STATED PROBLEM:
Write out the full listing exactly as given, minus the images.

[Start of DATA SEGMENT]

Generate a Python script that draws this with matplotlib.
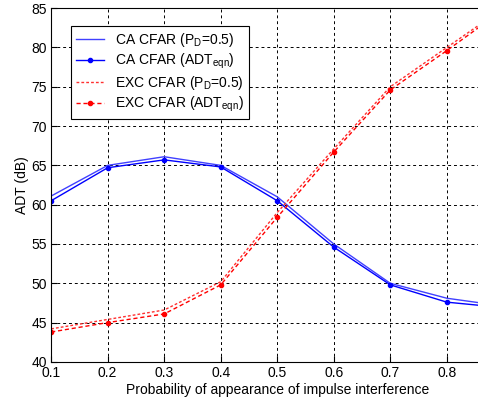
import matplotlib.pyplot as plt
import numpy as np

plt.rcParams['font.family'] = ['Liberation Sans', 'DejaVu Sans']

# probability of impulse interference
p = [0.1, 0.2, 0.3, 0.4, 0.5, 0.6, 0.7, 0.8, 0.9]

# ADT values (dB)
ca_pd = [61.1, 65.0, 66.1, 65.0, 61.0, 55.0, 50.0, 48.1, 47.1]
ca_eqn = [60.5, 64.7, 65.7, 64.8, 60.5, 54.6, 49.8, 47.6, 46.9]
exc_pd = [44.2, 45.4, 46.6, 50.2, 59.0, 67.1, 75.0, 80.0, 85.0]
exc_eqn = [43.8, 45.0, 46.1, 49.8, 58.4, 66.7, 74.6, 79.6, 84.8]

xtick_labels = ['0.1', '0.2', '0.3', '0.4', '0.5', '0.6', '0.7', '0.8', '']

fig = plt.figure(figsize=(4.78, 4.08), dpi=100)
ax = fig.add_axes([0.107, 0.113, 0.946, 0.867])

#blue solid lines for the cell averaging detector
ax.plot(p, ca_pd, color='#4040ff', lw=1.0, label='CA CFAR (P$_\\mathregular{D}$=0.5)')
ax.plot(p, ca_eqn, color='#0000ff', lw=1.0, marker='.', ms=6,
        label='CA CFAR (ADT$_\\mathregular{eqn}$)')

#red dashed lines for the excision detector
ax.plot(p, exc_pd, color='#ff3030', lw=1.0, ls=(0, (2, 1.5)),
        label='EXC CFAR (P$_\\mathregular{D}$=0.5)')
ax.plot(p, exc_eqn, color='#ff0000', lw=1.0, ls=(0, (3, 2)), marker='.', ms=6,
        label='EXC CFAR (ADT$_\\mathregular{eqn}$)')

ax.set_xlim(0.1, 0.9)
ax.set_ylim(40, 85)
ax.set_xticks(np.arange(0.1, 0.95, 0.1))
ax.set_xticklabels(xtick_labels)
ax.set_yticks(np.arange(40, 86, 5))
ax.tick_params(direction='in', labelsize=10, length=4, pad=3)
ax.grid(True, color='black', ls=(0, (3, 3)), lw=0.7)

ax.set_xlabel('Probability of appearance of impulse interference', fontsize=10, labelpad=2)
ax.set_ylabel('ADT (dB)', fontsize=10, labelpad=2)

leg = ax.legend(loc='upper left', bbox_to_anchor=(0.044, 0.95), borderaxespad=0,
                fontsize=10, frameon=True, fancybox=False, edgecolor='black',
                framealpha=1, handlelength=2.0, borderpad=0.35, labelspacing=0.22)
leg.get_frame().set_linewidth(0.8)

fig.savefig('out.png', dpi=100)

[End of DATA SEGMENT]

FINISHED TASK:
Generate a Python script that draws this with matplotlib.
import matplotlib.pyplot as plt
import numpy as np

plt.rcParams['font.family'] = ['Liberation Sans', 'DejaVu Sans']

# probability of impulse interference
p = [0.1, 0.2, 0.3, 0.4, 0.5, 0.6, 0.7, 0.8, 0.9]

# ADT values (dB)
ca_pd = [61.1, 65.0, 66.1, 65.0, 61.0, 55.0, 50.0, 48.1, 47.1]
ca_eqn = [60.5, 64.7, 65.7, 64.8, 60.5, 54.6, 49.8, 47.6, 46.9]
exc_pd = [44.2, 45.4, 46.6, 50.2, 59.0, 67.1, 75.0, 80.0, 85.0]
exc_eqn = [43.8, 45.0, 46.1, 49.8, 58.4, 66.7, 74.6, 79.6, 84.8]

xtick_labels = ['0.1', '0.2', '0.3', '0.4', '0.5', '0.6', '0.7', '0.8', '']

fig = plt.figure(figsize=(4.78, 4.08), dpi=100)
ax = fig.add_axes([0.107, 0.113, 0.946, 0.867])

#blue solid lines for the cell averaging detector
ax.plot(p, ca_pd, color='#4040ff', lw=1.0, label='CA CFAR (P$_\\mathregular{D}$=0.5)')
ax.plot(p, ca_eqn, color='#0000ff', lw=1.0, marker='.', ms=6,
        label='CA CFAR (ADT$_\\mathregular{eqn}$)')

#red dashed lines for the excision detector
ax.plot(p, exc_pd, color='#ff3030', lw=1.0, ls=(0, (2, 1.5)),
        label='EXC CFAR (P$_\\mathregular{D}$=0.5)')
ax.plot(p, exc_eqn, color='#ff0000', lw=1.0, ls=(0, (3, 2)), marker='.', ms=6,
        label='EXC CFAR (ADT$_\\mathregular{eqn}$)')

ax.set_xlim(0.1, 0.9)
ax.set_ylim(40, 85)
ax.set_xticks(np.arange(0.1, 0.95, 0.1))
ax.set_xticklabels(xtick_labels)
ax.set_yticks(np.arange(40, 86, 5))
ax.tick_params(direction='in', labelsize=10, length=4, pad=3)
ax.grid(True, color='black', ls=(0, (3, 3)), lw=0.7)

ax.set_xlabel('Probability of appearance of impulse interference', fontsize=10, labelpad=2)
ax.set_ylabel('ADT (dB)', fontsize=10, labelpad=2)

leg = ax.legend(loc='upper left', bbox_to_anchor=(0.044, 0.95), borderaxespad=0,
                fontsize=10, frameon=True, fancybox=False, edgecolor='black',
                framealpha=1, handlelength=2.0, borderpad=0.35, labelspacing=0.22)
leg.get_frame().set_linewidth(0.8)

fig.savefig('out.png', dpi=100)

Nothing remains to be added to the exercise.